======== Material provided

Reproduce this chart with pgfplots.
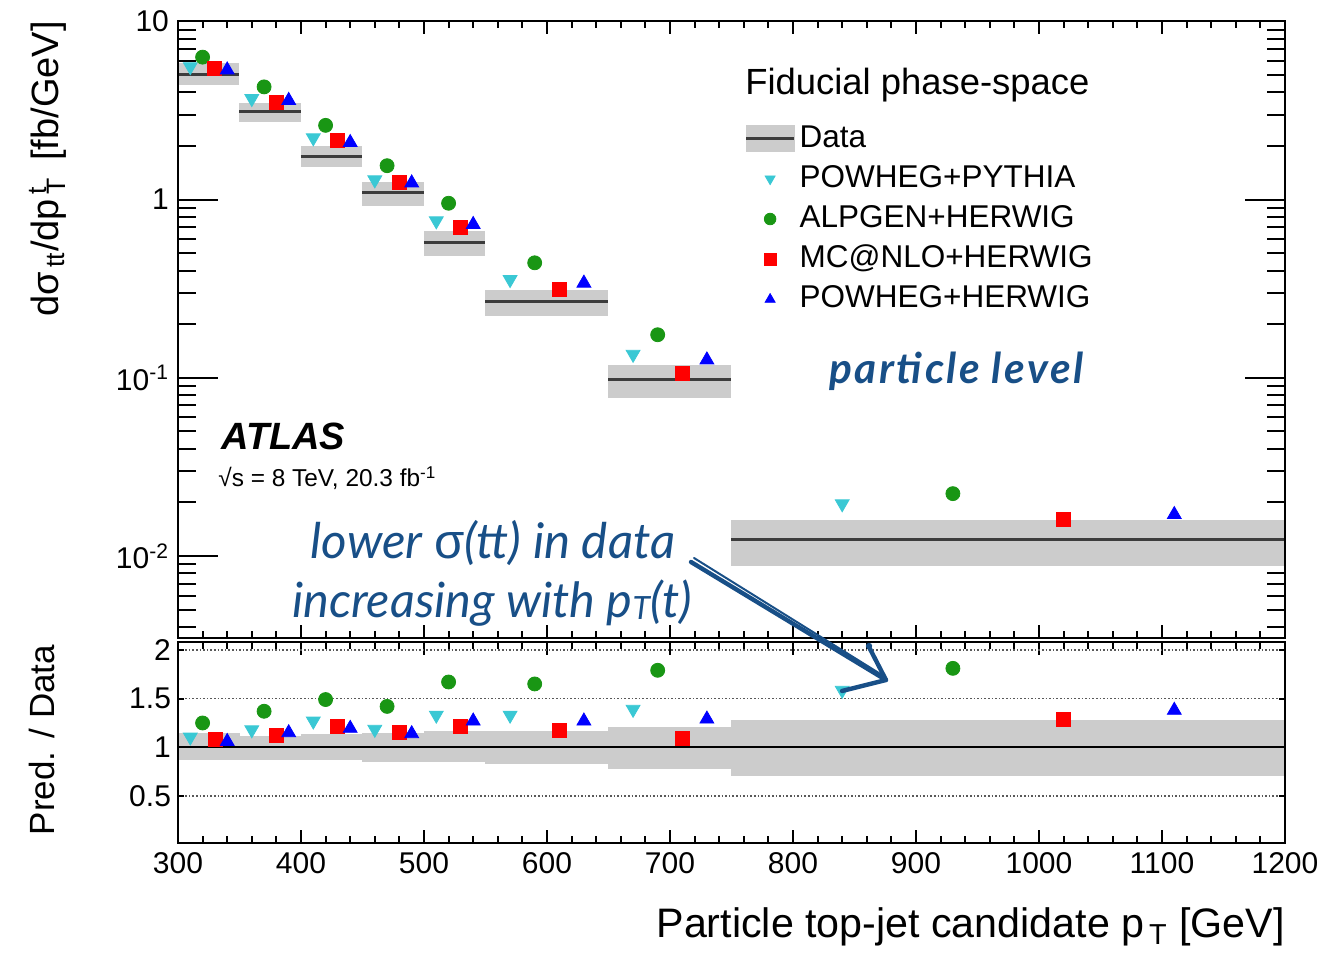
\documentclass[border=0pt]{standalone}
\usepackage{pgfplots}
\usepackage{pgfplotstable}
\pgfplotsset{compat=1.18}
\usepackage{fontspec}
\setmainfont{Liberation Sans}
\newfontfamily\annotfont{Lato}
\newfontfamily\annotwide[LetterSpace=6]{Lato}

\definecolor{bandgray}{RGB}{204,204,204}
\definecolor{datagray}{RGB}{60,60,60}
\definecolor{ppcyan}{RGB}{58,200,212}
\definecolor{ahgreen}{RGB}{25,150,20}
\definecolor{mcred}{RGB}{255,0,0}
\definecolor{phblue}{RGB}{0,0,255}
\definecolor{annot}{RGB}{24,79,135}

% predictions: x position, cross-section [fb/GeV], ratio to data
\pgfplotstableread{
x     xs       ratio
310   5.57     1.106
360   3.69     1.18
410   2.22     1.27
460   1.29     1.185
510   0.760    1.33
570   0.356    1.33
670   0.1355   1.39
840   0.01965  1.585
}\powpyt
\pgfplotstableread{
x     xs       ratio
320   6.30     1.25
370   4.29     1.37
420   2.61     1.49
470   1.55     1.42
520   0.954    1.67
590   0.442    1.65
690   0.1745   1.79
930   0.0224   1.81
}\alpher
\pgfplotstableread{
x     xs       ratio
330   5.44     1.08
380   3.51     1.12
430   2.135    1.22
480   1.25     1.15
530   0.697    1.22
610   0.314    1.17
710   0.106    1.09
1020  0.0160   1.29
}\mcnlo
\pgfplotstableread{
x     xs       ratio
340   5.34     1.06
390   3.60     1.15
440   2.09     1.195
490   1.24     1.14
540   0.725    1.27
630   0.340    1.27
730   0.126    1.29
1110  0.0171   1.38
}\powher

\pgfplotsset{
  frame/.style={
    scale only axis, width=553.5pt,
    xmin=300, xmax=1200,
    tick align=inside,
    axis line style={line width=1pt},
    every tick/.style={black, line width=1pt},
    /pgf/number format/assume math mode=true,
  },
  cyanmark/.style={only marks, mark=triangle*, mark size=4pt,
    mark options={rotate=180, fill=ppcyan, draw=ppcyan}},
  greenmark/.style={only marks, mark=*, mark size=3.5pt,
    mark options={fill=ahgreen, draw=ahgreen}},
  redmark/.style={only marks, mark=square*, mark size=3.5pt,
    mark options={fill=mcred, draw=mcred}},
  bluemark/.style={only marks, mark=triangle*, mark size=4pt,
    mark options={fill=phblue, draw=phblue}},
  markleg/.style={legend image code/.code={
    \path[draw=none, fill=none] (0pt,0pt) -- (24pt,0pt);
    \draw[##1, mark size=2.9pt] plot coordinates {(12pt,0pt)};}},
}

\begin{document}
\begin{tikzpicture}
\useasboundingbox (0,0) rectangle (661.5pt,478.5pt);

% ---------- upper panel: cross-section ----------
\begin{axis}[frame,
  at={(89pt,159.5pt)}, anchor=south west, height=308.5pt,
  ymode=log, ymin=0.00347, ymax=10.05,
  xtick=\empty,
  ytick={0.01,0.1,1,10},
  yticklabels={10\textsuperscript{-2},10\textsuperscript{-1},1,10},
  minor ytick={0.004,0.005,0.006,0.007,0.008,0.009,
               0.02,0.03,0.04,0.05,0.06,0.07,0.08,0.09,
               0.2,0.3,0.4,0.5,0.6,0.7,0.8,0.9,
               2,3,4,5,6,7,8,9},
  ytick pos=both,
  major tick length=20pt, minor tick length=9pt,
  yticklabel style={font=\fontsize{15pt}{18pt}\selectfont, xshift=-1pt},
  ylabel={dσ\textsubscript{\,tt}/dp\rlap{\textsuperscript{\,t}}\textsubscript{\,T}\hspace{3pt} [fb/GeV]},
  ylabel style={font=\fontsize{19pt}{22pt}\selectfont, inner sep=0pt,
    at={(axis description cs:-0.1174,1.0)}, anchor=east},
  unbounded coords=jump,
  legend style={at={(axis description cs:0.5115,0.8335)}, anchor=north west,
    draw=none, fill=none, inner sep=0pt, row sep=5.6pt,
    font=\fontsize{15.75pt}{18pt}\selectfont,
    nodes={inner ysep=0pt, text height=11.5pt, text depth=3pt}},
  legend cell align=left,
]
% data uncertainty bands
\addplot[fill=bandgray, draw=none, forget plot] coordinates {(300,4.37) (350,4.37) (350,5.81) (300,5.81)} -- cycle;
\addplot[fill=bandgray, draw=none, forget plot] coordinates {(350,2.72) (400,2.72) (400,3.49) (350,3.49)} -- cycle;
\addplot[fill=bandgray, draw=none, forget plot] coordinates {(400,1.52) (450,1.52) (450,1.99) (400,1.99)} -- cycle;
\addplot[fill=bandgray, draw=none, forget plot] coordinates {(450,0.925) (500,0.925) (500,1.25) (450,1.25)} -- cycle;
\addplot[fill=bandgray, draw=none, forget plot] coordinates {(500,0.485) (550,0.485) (550,0.664) (500,0.664)} -- cycle;
\addplot[fill=bandgray, draw=none, forget plot] coordinates {(550,0.223) (650,0.223) (650,0.312) (550,0.312)} -- cycle;
\addplot[fill=bandgray, draw=none, forget plot] coordinates {(650,0.0769) (750,0.0769) (750,0.118) (650,0.118)} -- cycle;
\addplot[fill=bandgray, draw=none, forget plot] coordinates {(750,0.00879) (1200,0.00879) (1200,0.0159) (750,0.0159)} -- cycle;
% measured values
\addplot[datagray, line width=1.5pt, forget plot] coordinates {
  (300,5.04) (350,5.04) (350,nan)
  (350,3.13) (400,3.13) (400,nan)
  (400,1.75) (450,1.75) (450,nan)
  (450,1.09) (500,1.09) (500,nan)
  (500,0.571) (550,0.571) (550,nan)
  (550,0.268) (650,0.268) (650,nan)
  (650,0.0975) (750,0.0975) (750,nan)
  (750,0.0124) (1200,0.0124)};
\addlegendimage{legend image code/.code={
  \fill[bandgray] (0pt,-6.5pt) rectangle (24pt,6.5pt);
  \draw[datagray, line width=1.5pt] (0pt,0pt) -- (24pt,0pt);}}
\addlegendentry{Data}
\addplot[cyanmark, markleg] table[x=x, y=xs] {\powpyt};
\addlegendentry{POWHEG+PYTHIA}
\addplot[greenmark, markleg] table[x=x, y=xs] {\alpher};
\addlegendentry{ALPGEN+HERWIG}
\addplot[redmark, markleg] table[x=x, y=xs] {\mcnlo};
\addlegendentry{MC@NLO+HERWIG}
\addplot[bluemark, markleg] table[x=x, y=xs] {\powher};
\addlegendentry{POWHEG+HERWIG}
\end{axis}

% x ticks of the upper panel
\begin{axis}[frame,
  at={(89pt,159.5pt)}, anchor=south west, height=308.5pt,
  ymin=0, ymax=1, ytick=\empty,
  xtick={300,400,...,1200}, minor x tick num=4, xticklabels={},
  xtick pos=both, major tick length=6.5pt, minor tick length=3.5pt,
]
\end{axis}

% ---------- lower panel: ratio ----------
\begin{axis}[frame,
  at={(89pt,57pt)}, anchor=south west, height=100.5pt,
  ymin=0.02, ymax=2.08,
  xtick={300,400,...,1200}, minor x tick num=4,
  xticklabels={300,400,500,600,700,800,900,1000,1100,1200},
  xtick pos=both, major tick length=6.5pt, minor tick length=3.5pt,
  xticklabel style={font=\fontsize{15pt}{18pt}\selectfont, yshift=-1pt},
  ytick=\empty,
  xlabel={Particle top-jet candidate p\textsubscript{\,T} [GeV]},
  xlabel style={font=\fontsize{20.6pt}{24pt}\selectfont, inner sep=0pt,
    at={(axis description cs:1,-0.4726)}, anchor=base east},
  ylabel={Pred. / Data},
  ylabel style={font=\fontsize{17.5pt}{21pt}\selectfont,
    at={(axis description cs:-0.1229,0.5124)}, anchor=center},
]
\addplot[fill=bandgray, draw=none] coordinates {(300,0.87) (350,0.87) (350,1.15) (300,1.15)} -- cycle;
\addplot[fill=bandgray, draw=none] coordinates {(350,0.87) (400,0.87) (400,1.115) (350,1.115)} -- cycle;
\addplot[fill=bandgray, draw=none] coordinates {(400,0.87) (450,0.87) (450,1.137) (400,1.137)} -- cycle;
\addplot[fill=bandgray, draw=none] coordinates {(450,0.85) (500,0.85) (500,1.147) (450,1.147)} -- cycle;
\addplot[fill=bandgray, draw=none] coordinates {(500,0.85) (550,0.85) (550,1.163) (500,1.163)} -- cycle;
\addplot[fill=bandgray, draw=none] coordinates {(550,0.832) (650,0.832) (650,1.164) (550,1.164)} -- cycle;
\addplot[fill=bandgray, draw=none] coordinates {(650,0.78) (750,0.78) (750,1.21) (650,1.21)} -- cycle;
\addplot[fill=bandgray, draw=none] coordinates {(750,0.71) (1200,0.71) (1200,1.28) (750,1.28)} -- cycle;
% reference lines
\draw[densely dotted, black!65, line width=0.8pt] (axis cs:300,0.5) -- (axis cs:1200,0.5);
\draw[densely dotted, black!65, line width=0.8pt] (axis cs:300,1.5) -- (axis cs:1200,1.5);
\draw[densely dotted, black!65, line width=0.8pt] (axis cs:300,2) -- (axis cs:1200,2);
\draw[black, line width=1pt] (axis cs:300,1) -- (axis cs:1200,1);
\addplot[cyanmark] table[x=x, y=ratio] {\powpyt};
\addplot[greenmark] table[x=x, y=ratio] {\alpher};
\addplot[redmark] table[x=x, y=ratio] {\mcnlo};
\addplot[bluemark] table[x=x, y=ratio] {\powher};
\end{axis}

% y ticks of the lower panel
\begin{axis}[frame,
  at={(89pt,57pt)}, anchor=south west, height=100.5pt,
  ymin=0.02, ymax=2.08, xtick=\empty,
  ytick={0.5,1,1.5,2}, yticklabels={0.5,1,1.5,2},
  ytick pos=both, major tick length=3pt,
  yticklabel style={font=\fontsize{15pt}{18pt}\selectfont},
]
\end{axis}

% labels
\node[anchor=base west, inner sep=0pt, font=\fontsize{18.2pt}{21pt}\selectfont]
  at (372.5pt,431.3pt) {Fiducial phase-space};
\node[anchor=base west, inner sep=0pt, font=\fontsize{19pt}{22pt}\selectfont\bfseries\itshape]
  at (110.5pt,253.5pt) {ATLAS};
\node[anchor=base west, inner sep=0pt, font=\fontsize{12.2pt}{14pt}\selectfont]
  at (109pt,235pt) {√s = 8 TeV, 20.3 fb\textsuperscript{-1}};
\node[anchor=base west, inner sep=0pt, text=annot,
  font=\annotwide\fontsize{21.2pt}{24pt}\selectfont\bfseries\itshape]
  at (414.5pt,286.5pt) {particle level};
\node[anchor=base, inner sep=0pt, text=annot,
  font=\annotfont\fontsize{24.6pt}{28pt}\selectfont\itshape]
  at (246.5pt,199pt) {lower {\normalfont σ}(tt) in data};
\node[anchor=base, inner sep=0pt, text=annot,
  font=\annotfont\fontsize{24.3pt}{28pt}\selectfont\itshape]
  at (246pt,169.5pt) {increasing with p\raisebox{-1pt}{\fontsize{16pt}{16pt}\selectfont T}(t)};

% hand-drawn arrow
\draw[annot, line width=2.2pt, line cap=round, line join=round]
  (345.5pt,197.5pt) -- (443pt,138.5pt);
\draw[annot, line width=1pt, line cap=round]
  (347pt,199.5pt) -- (441pt,141pt);
\draw[annot, line width=2.2pt, line cap=round, line join=round]
  (434.5pt,155pt) -- (443pt,138.5pt) -- (421pt,133pt);
\fill[annot] (434.5pt,155.5pt) circle (1.6pt);
\end{tikzpicture}
\end{document}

================

▶ [What needs to be done]: Extract, from the listing above, every line where the string "with" occurs.

▶ [Reply]:
Reproduce this chart with pgfplots.
  at (246pt,169.5pt) {increasing with p\raisebox{-1pt}{\fontsize{16pt}{16pt}\selectfont T}(t)};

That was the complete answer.